**Exercise**
Omit all pictures. Copy the rest of the material exactly.

**Stored data**
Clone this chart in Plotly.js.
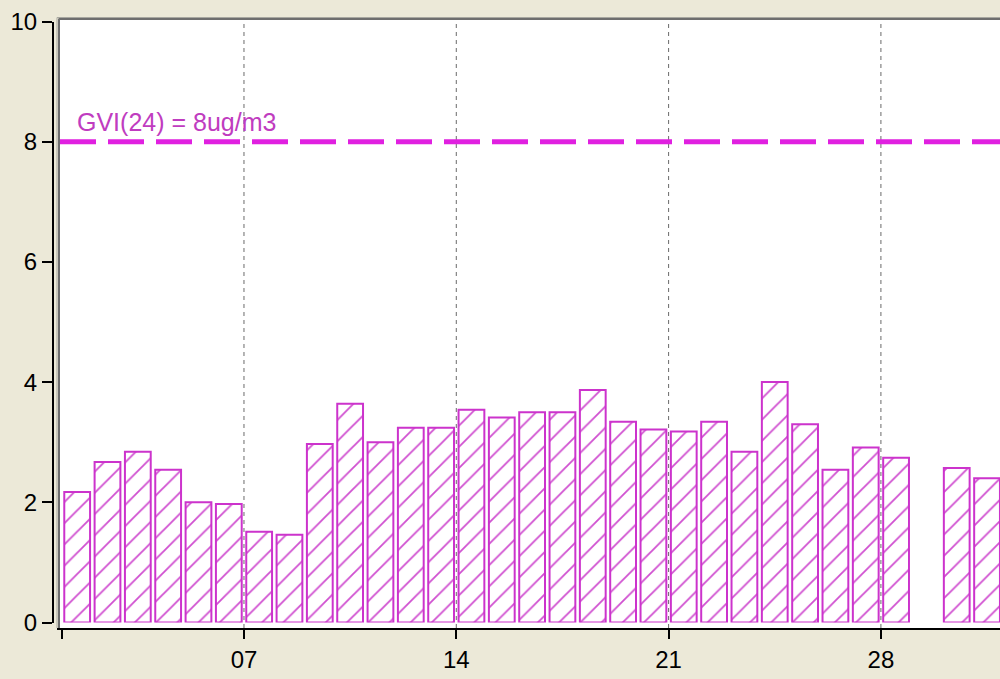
<!DOCTYPE html>
<html>
<head>
<meta charset="utf-8">
<script src="https://cdn.plot.ly/plotly-3.0.1.min.js"></script>
<style>
  html, body { margin: 0; padding: 0; background: #ECE9D8; overflow: hidden; }
  #chart { width: 1000px; height: 679px; }
</style>
</head>
<body>
<div id="chart"></div>
<script>
// ---- data ----
const days = [
  '2010-01-01','2010-01-02','2010-01-03','2010-01-04','2010-01-05','2010-01-06','2010-01-07',
  '2010-01-08','2010-01-09','2010-01-10','2010-01-11','2010-01-12','2010-01-13','2010-01-14',
  '2010-01-15','2010-01-16','2010-01-17','2010-01-18','2010-01-19','2010-01-20','2010-01-21',
  '2010-01-22','2010-01-23','2010-01-24','2010-01-25','2010-01-26','2010-01-27','2010-01-28',
  '2010-01-29','2010-01-30','2010-01-31'
];
const values = [
  2.17, 2.67, 2.84, 2.54, 2.00, 1.97, 1.51,
  1.46, 2.97, 3.64, 3.00, 3.24, 3.24, 3.54,
  3.41, 3.50, 3.50, 3.87, 3.34, 3.21, 3.18,
  3.34, 2.84, 4.00, 3.30, 2.54, 2.91, 2.74,
  null, 2.57, 2.40
];
const tickDates  = ['2010-01-01','2010-01-07','2010-01-14','2010-01-21','2010-01-28'];
const tickLabels = ['', '07', '14', '21', '28'];
const gridDates  = ['2010-01-07','2010-01-14','2010-01-21','2010-01-28'];
const yTicks = [0, 2, 4, 6, 8, 10];
const limitValue = 8;
const limitLabel = 'GVI(24) = 8ug/m3';

// ---- styling / layout helpers ----
const W = 1000, H = 679;
const ML = 53, MR = 0, MT = 10, MB = 50;
const PW = W - ML - MR, PH = H - MT - MB;
const px = x => (x - ML) / PW;            // pixel -> paper x
const py = y => (H - MB - y) / PH;        // pixel -> paper y
const DAY = 86400000;
const pxPerDay = 30.33;
const d0 = Date.parse('2010-01-01T00:00:00Z');
const iso = ms => new Date(ms).toISOString().replace('T', ' ').replace('Z', '');
const xStart = iso(d0 - (62 - 57) / pxPerDay * DAY);
const xEnd   = iso(d0 + (1000 - 62) / pxPerDay * DAY);

const magenta = '#CC33CC';
const FONT = 'Liberation Sans, Arial, sans-serif';

const trace = {
  type: 'bar',
  x: days,
  y: values,
  xperiod: DAY,
  xperiodalignment: 'middle',
  width: 0.85 * DAY,
  marker: {
    color: 'white',
    line: { color: magenta, width: 2 },
    pattern: { shape: '/', fgcolor: '#D050D0', bgcolor: 'white', size: 15, solidity: 0.12, fillmode: 'replace' }
  },
  hoverinfo: 'skip'
};

const shapes = [
  // white plot panel
  { type: 'rect', xref: 'paper', yref: 'paper', layer: 'below',
    x0: px(60), x1: 1.05, y0: py(628), y1: py(20), fillcolor: 'white', line: { width: 0 } },
  // sunken border top / left
  { type: 'line', xref: 'paper', yref: 'paper', layer: 'below',
    x0: px(57), x1: 1.05, y0: py(17.5), y1: py(17.5), line: { color: '#A8A8A0', width: 1 } },
  { type: 'line', xref: 'paper', yref: 'paper', layer: 'below',
    x0: px(57), x1: px(57), y0: py(628), y1: py(17.5), line: { color: '#A8A8A0', width: 1 } },
  { type: 'line', xref: 'paper', yref: 'paper', layer: 'below',
    x0: px(58.5), x1: 1.05, y0: py(19), y1: py(19), line: { color: '#6E6E6E', width: 2 } },
  { type: 'line', xref: 'paper', yref: 'paper', layer: 'below',
    x0: px(59), x1: px(59), y0: py(628), y1: py(19), line: { color: '#6E6E6E', width: 2 } }
];
gridDates.forEach(d => shapes.push({
  type: 'line', xref: 'x', yref: 'paper', layer: 'below',
  x0: d, x1: d, y0: py(628), y1: py(20),
  line: { color: '#6A6A6A', width: 1, dash: '4px,4px' }
}));
// limit line
shapes.push({
  type: 'line', xref: 'paper', yref: 'y', layer: 'above',
  x0: px(60), x1: 1.05, y0: limitValue, y1: limitValue,
  line: { color: '#E020E0', width: 5, dash: '36px,12px' }
});

const layout = {
  width: W, height: H,
  margin: { l: ML, r: MR, t: MT, b: MB, pad: 0 },
  paper_bgcolor: '#ECE9D8',
  plot_bgcolor: 'rgba(0,0,0,0)',
  showlegend: false,
  font: { family: FONT, size: 24, color: '#000000' },
  xaxis: {
    type: 'date',
    domain: [px(57), 1],
    anchor: 'free', position: 0,
    range: [xStart, xEnd],
    tickmode: 'array', tickvals: tickDates, ticktext: tickLabels,
    ticks: 'outside', ticklen: 9, tickwidth: 2, tickcolor: '#000',
    showline: true, linecolor: '#000', linewidth: 2,
    showgrid: false, zeroline: false,
    tickfont: { family: FONT, size: 24, color: '#000' },
    fixedrange: true
  },
  yaxis: {
    domain: [py(622.5), py(21.5)],
    anchor: 'free', position: 0,
    range: [0, 10],
    tickmode: 'array', tickvals: yTicks,
    ticks: 'outside', ticklen: 10, tickwidth: 2, tickcolor: '#000',
    showline: true, linecolor: '#000', linewidth: 2,
    showgrid: false, zeroline: false,
    tickfont: { family: FONT, size: 24, color: '#000' },
    fixedrange: true
  },
  shapes: shapes,
  annotations: [{
    xref: 'paper', yref: 'y', x: px(75), y: limitValue,
    xanchor: 'left', yanchor: 'middle', yshift: 20,
    text: limitLabel, showarrow: false,
    font: { family: FONT, size: 25, color: '#C03CC0' }
  }]
};

Plotly.newPlot('chart', [trace], layout, { displayModeBar: false, staticPlot: true });
</script>
</body>
</html>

**Exercise answer**
Clone this chart in Plotly.js.
<!DOCTYPE html>
<html>
<head>
<meta charset="utf-8">
<script src="https://cdn.plot.ly/plotly-3.0.1.min.js"></script>
<style>
  html, body { margin: 0; padding: 0; background: #ECE9D8; overflow: hidden; }
  #chart { width: 1000px; height: 679px; }
</style>
</head>
<body>
<div id="chart"></div>
<script>
// ---- data ----
const days = [
  '2010-01-01','2010-01-02','2010-01-03','2010-01-04','2010-01-05','2010-01-06','2010-01-07',
  '2010-01-08','2010-01-09','2010-01-10','2010-01-11','2010-01-12','2010-01-13','2010-01-14',
  '2010-01-15','2010-01-16','2010-01-17','2010-01-18','2010-01-19','2010-01-20','2010-01-21',
  '2010-01-22','2010-01-23','2010-01-24','2010-01-25','2010-01-26','2010-01-27','2010-01-28',
  '2010-01-29','2010-01-30','2010-01-31'
];
const values = [
  2.17, 2.67, 2.84, 2.54, 2.00, 1.97, 1.51,
  1.46, 2.97, 3.64, 3.00, 3.24, 3.24, 3.54,
  3.41, 3.50, 3.50, 3.87, 3.34, 3.21, 3.18,
  3.34, 2.84, 4.00, 3.30, 2.54, 2.91, 2.74,
  null, 2.57, 2.40
];
const tickDates  = ['2010-01-01','2010-01-07','2010-01-14','2010-01-21','2010-01-28'];
const tickLabels = ['', '07', '14', '21', '28'];
const gridDates  = ['2010-01-07','2010-01-14','2010-01-21','2010-01-28'];
const yTicks = [0, 2, 4, 6, 8, 10];
const limitValue = 8;
const limitLabel = 'GVI(24) = 8ug/m3';

// ---- styling / layout helpers ----
const W = 1000, H = 679;
const ML = 53, MR = 0, MT = 10, MB = 50;
const PW = W - ML - MR, PH = H - MT - MB;
const px = x => (x - ML) / PW;            // pixel -> paper x
const py = y => (H - MB - y) / PH;        // pixel -> paper y
const DAY = 86400000;
const pxPerDay = 30.33;
const d0 = Date.parse('2010-01-01T00:00:00Z');
const iso = ms => new Date(ms).toISOString().replace('T', ' ').replace('Z', '');
const xStart = iso(d0 - (62 - 57) / pxPerDay * DAY);
const xEnd   = iso(d0 + (1000 - 62) / pxPerDay * DAY);

const magenta = '#CC33CC';
const FONT = 'Liberation Sans, Arial, sans-serif';

const trace = {
  type: 'bar',
  x: days,
  y: values,
  xperiod: DAY,
  xperiodalignment: 'middle',
  width: 0.85 * DAY,
  marker: {
    color: 'white',
    line: { color: magenta, width: 2 },
    pattern: { shape: '/', fgcolor: '#D050D0', bgcolor: 'white', size: 15, solidity: 0.12, fillmode: 'replace' }
  },
  hoverinfo: 'skip'
};

const shapes = [
  // white plot panel
  { type: 'rect', xref: 'paper', yref: 'paper', layer: 'below',
    x0: px(60), x1: 1.05, y0: py(628), y1: py(20), fillcolor: 'white', line: { width: 0 } },
  // sunken border top / left
  { type: 'line', xref: 'paper', yref: 'paper', layer: 'below',
    x0: px(57), x1: 1.05, y0: py(17.5), y1: py(17.5), line: { color: '#A8A8A0', width: 1 } },
  { type: 'line', xref: 'paper', yref: 'paper', layer: 'below',
    x0: px(57), x1: px(57), y0: py(628), y1: py(17.5), line: { color: '#A8A8A0', width: 1 } },
  { type: 'line', xref: 'paper', yref: 'paper', layer: 'below',
    x0: px(58.5), x1: 1.05, y0: py(19), y1: py(19), line: { color: '#6E6E6E', width: 2 } },
  { type: 'line', xref: 'paper', yref: 'paper', layer: 'below',
    x0: px(59), x1: px(59), y0: py(628), y1: py(19), line: { color: '#6E6E6E', width: 2 } }
];
gridDates.forEach(d => shapes.push({
  type: 'line', xref: 'x', yref: 'paper', layer: 'below',
  x0: d, x1: d, y0: py(628), y1: py(20),
  line: { color: '#6A6A6A', width: 1, dash: '4px,4px' }
}));
// limit line
shapes.push({
  type: 'line', xref: 'paper', yref: 'y', layer: 'above',
  x0: px(60), x1: 1.05, y0: limitValue, y1: limitValue,
  line: { color: '#E020E0', width: 5, dash: '36px,12px' }
});

const layout = {
  width: W, height: H,
  margin: { l: ML, r: MR, t: MT, b: MB, pad: 0 },
  paper_bgcolor: '#ECE9D8',
  plot_bgcolor: 'rgba(0,0,0,0)',
  showlegend: false,
  font: { family: FONT, size: 24, color: '#000000' },
  xaxis: {
    type: 'date',
    domain: [px(57), 1],
    anchor: 'free', position: 0,
    range: [xStart, xEnd],
    tickmode: 'array', tickvals: tickDates, ticktext: tickLabels,
    ticks: 'outside', ticklen: 9, tickwidth: 2, tickcolor: '#000',
    showline: true, linecolor: '#000', linewidth: 2,
    showgrid: false, zeroline: false,
    tickfont: { family: FONT, size: 24, color: '#000' },
    fixedrange: true
  },
  yaxis: {
    domain: [py(622.5), py(21.5)],
    anchor: 'free', position: 0,
    range: [0, 10],
    tickmode: 'array', tickvals: yTicks,
    ticks: 'outside', ticklen: 10, tickwidth: 2, tickcolor: '#000',
    showline: true, linecolor: '#000', linewidth: 2,
    showgrid: false, zeroline: false,
    tickfont: { family: FONT, size: 24, color: '#000' },
    fixedrange: true
  },
  shapes: shapes,
  annotations: [{
    xref: 'paper', yref: 'y', x: px(75), y: limitValue,
    xanchor: 'left', yanchor: 'middle', yshift: 20,
    text: limitLabel, showarrow: false,
    font: { family: FONT, size: 25, color: '#C03CC0' }
  }]
};

Plotly.newPlot('chart', [trace], layout, { displayModeBar: false, staticPlot: true });
</script>
</body>
</html>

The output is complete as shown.